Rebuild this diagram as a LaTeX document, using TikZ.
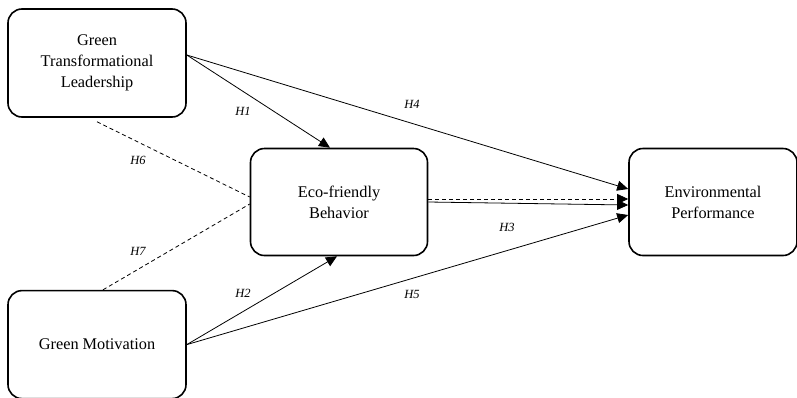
\documentclass[tikz,border=0pt]{standalone}
\usepackage{fontspec}
\setmainfont{Liberation Serif}
\usepackage{tikz}
\usetikzlibrary{positioning,arrows.meta}

\begin{document}
\begin{tikzpicture}[
    x=1pt, y=-1pt,
    construct/.style={rectangle, draw=black, line width=1.6pt, rounded corners=14pt, minimum width=178pt, minimum height=108pt, align=center, font=\fontsize{16.3}{21}\selectfont, inner sep=0pt},
    path/.style={-{Triangle[length=11pt,width=10pt]}, line width=0.8pt, black},
    moderation/.style={dash pattern=on 4pt off 3pt, line width=0.8pt, black},
    hyp/.style={font=\fontsize{12.5}{14}\selectfont\itshape, inner sep=1pt}
]
    \useasboundingbox (0,0) rectangle (797,397);

    \node[construct] (gtl) at (97,63) {Green\\Transformational\\Leadership};
    \node[construct, below=172pt of gtl] (gm) {Green Motivation};
    \node[construct, minimum width=177pt, minimum height=107pt] (efb) at (339,202) {Eco-friendly\\Behavior};
    \node[construct, minimum width=168pt, minimum height=107pt] (ep) at (713,202) {Environmental\\Performance};

    % direct paths
    \draw[path] ([yshift=8pt]gtl.east) -- ([xshift=-9pt]efb.north);
    \draw[path] (gm.east) -- ([xshift=-2pt]efb.south);
    \draw[path] ([yshift=8pt]gtl.east) -- ([yshift=13pt]ep.west);
    \draw[path] (gm.east) -- ([yshift=-13pt]ep.west);
    \draw[path] (efb.east) -- ([yshift=-3pt]ep.west);
    \draw[path, dash pattern=on 4pt off 3pt] ([yshift=3pt]efb.east) -- ([yshift=3pt]ep.west);

    % mediation links
    \draw[moderation] ([yshift=-4pt]gtl.south) -- ([yshift=5pt]efb.west);
    \draw[moderation] ([xshift=6pt]gm.north) -- ([yshift=-2pt]efb.west);

    \node[hyp] (h1) at (243,111) {H1};
    \node[hyp] (h2) at (243,293) {H2};
    \node[hyp] (h3) at (507,227) {H3};
    \node[hyp] (h4) at (412,104) {H4};
    \node[hyp] (h5) at (412,294) {H5};
    \node[hyp] (h6) at (138,160) {H6};
    \node[hyp] (h7) at (138,251) {H7};
\end{tikzpicture}
\end{document}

-*-

◆ **PROBLEM REQUIREMENTS**
Emit the lines of the material exactly, from its first line to the line containing "([yshift=3pt]efb.east) -- ([yshift=3pt]ep.west);", inclusive; leave every picture out.

◆ **THE SOLUTION**
Rebuild this diagram as a LaTeX document, using TikZ.
\documentclass[tikz,border=0pt]{standalone}
\usepackage{fontspec}
\setmainfont{Liberation Serif}
\usepackage{tikz}
\usetikzlibrary{positioning,arrows.meta}

\begin{document}
\begin{tikzpicture}[
    x=1pt, y=-1pt,
    construct/.style={rectangle, draw=black, line width=1.6pt, rounded corners=14pt, minimum width=178pt, minimum height=108pt, align=center, font=\fontsize{16.3}{21}\selectfont, inner sep=0pt},
    path/.style={-{Triangle[length=11pt,width=10pt]}, line width=0.8pt, black},
    moderation/.style={dash pattern=on 4pt off 3pt, line width=0.8pt, black},
    hyp/.style={font=\fontsize{12.5}{14}\selectfont\itshape, inner sep=1pt}
]
    \useasboundingbox (0,0) rectangle (797,397);

    \node[construct] (gtl) at (97,63) {Green\\Transformational\\Leadership};
    \node[construct, below=172pt of gtl] (gm) {Green Motivation};
    \node[construct, minimum width=177pt, minimum height=107pt] (efb) at (339,202) {Eco-friendly\\Behavior};
    \node[construct, minimum width=168pt, minimum height=107pt] (ep) at (713,202) {Environmental\\Performance};

    % direct paths
    \draw[path] ([yshift=8pt]gtl.east) -- ([xshift=-9pt]efb.north);
    \draw[path] (gm.east) -- ([xshift=-2pt]efb.south);
    \draw[path] ([yshift=8pt]gtl.east) -- ([yshift=13pt]ep.west);
    \draw[path] (gm.east) -- ([yshift=-13pt]ep.west);
    \draw[path] (efb.east) -- ([yshift=-3pt]ep.west);
    \draw[path, dash pattern=on 4pt off 3pt] ([yshift=3pt]efb.east) -- ([yshift=3pt]ep.west);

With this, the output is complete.